Pero esto no es un desliz burocrático, no es una confusión, un error involuntario en la interpretación de un ukase judicial. Es una desobediencia de facto. El Supremo ha dicho: «háganse cargo de estos menores, ustedes, Estado, porque son solicitantes de asilo y esa competencia es suya». Y el Gobierno ha respondido con la conveniente llamada telefónica al presidente canario, la promesa de una reunión, la redacción de una nota de prensa en la que todo es «voluntad», «coordinación» y «proceso en marcha». Sin urgencia. Sin vergüenza. Sin obediencia a una instrucción precisa del Supremo.

Hace apenas unos meses, el mismo Gobierno clamaba indignado por la insolidaridad de las comunidades gobernadas por el PP, que se negaban a acoger a menores migrantes llegados a Canarias o Ceuta. Y clamaba con razón. Pero ahora se revela que lo de la solidaridad era más bien una herramienta política, un arma arrojadiza. Porque cuando les toca asumir a ellos la responsabilidad, lo que se hace es esquivar el mandato del alto tribunal. Que se repartan los niños por las regiones de España, dicen. Aunque no sea eso lo que toque, aunque no sea lo que ordena el Supremo, aunque se trate de niños que, por ley, deben entrar en el sistema estatal de protección internacional. No van a hacerles un favor, no se trata de caridad. Se trata de derechos: la Ley de Asilo establece que «los menores no acompañados solicitantes de protección internacional estarán sujetos a un procedimiento especial y deberán contar con medidas específicas de acogida». La misma ley recuerda que es competencia del Estado organizar y mantener el Sistema Nacional de Acogida. No es competencia de Canarias. Ni de las autonomías. Es competencia del Estado.
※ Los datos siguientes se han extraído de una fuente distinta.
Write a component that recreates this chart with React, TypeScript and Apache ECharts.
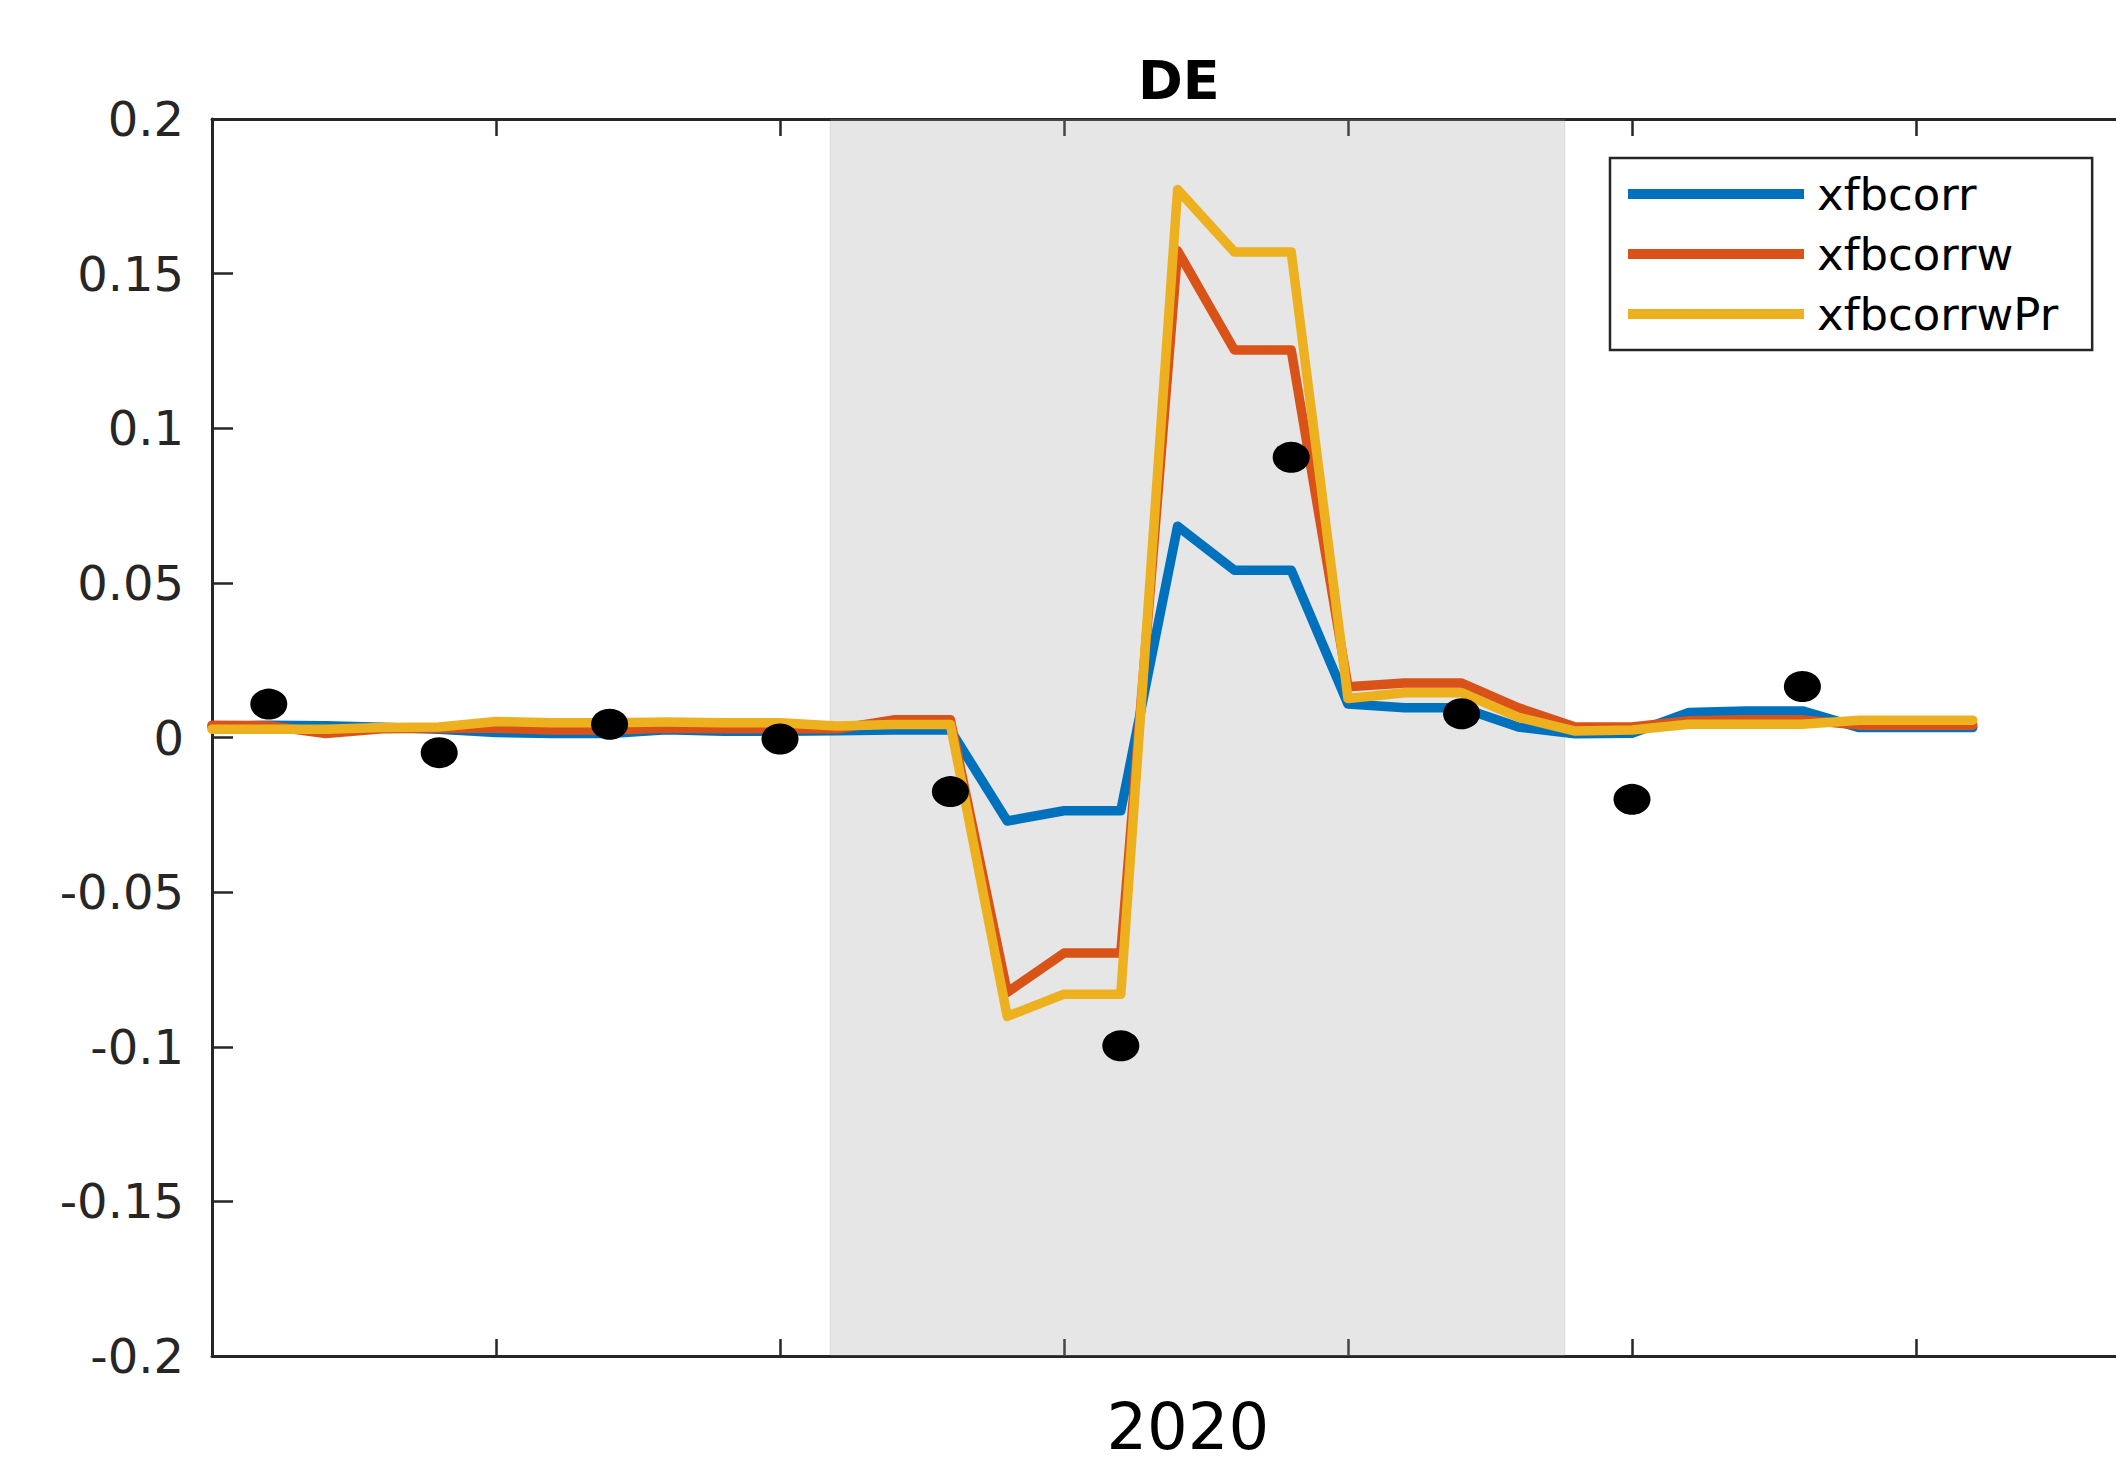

La Convención sobre los Derechos del Niño obliga a los Estados firmantes –España lo es– a garantizar a todo menor refugiado la protección y asistencia necesarias para asegurar el pleno ejercicio de sus derechos. Las directivas europeas establecen estándares mínimos de acogida para solicitantes de protección internacional, con énfasis muy especial en los menores no acompañados.

¿Dónde se esconden ahora los defensores de la infancia? ¿Dónde los que colman las redes con sus «infancia primero», «niños refugiados» y «no hay personas ilegales»? ¿Dónde los editoriales inflamados que exigen que los gobiernos regionales cumplan la ley que exige proteger a los más vulnerables? Silencio.

El caso de estos mil menores es el símbolo del naufragio moral y político de la gestión migratoria española. La misma que entrega a Cataluña la capacidad de rechazar emigrantes que no hablen catalán, sólo para que el Gobierno de Sánchez no se derrumbe. El naufragio: primero, el Gobierno oculta durante meses que los menores solicitantes de asilo no están accediendo al sistema de acogida. Después deja de recopilar datos de solicitantes en Canarias, para frenar las cifras incómodas. Luego convierte el asunto en una cuestión de reparto, como si los niños fueran cajas de mercancías en un almacén. Y ahora, se pasa por el arco de triunfo la sentencia del Supremo, mientras la ministra promete compungida que –en algún momento, de alguna manera– todo se arreglará. ¿Diez días? Posponer, retrasar, diluir, distraer. La política migratoria es hoy un inmenso solar lleno de informes que completar, reuniones que celebrar y derechos que negar. ¿Quién se acuerda ya del Aquarius? Diez días, decía el auto. Qué ingenuidad.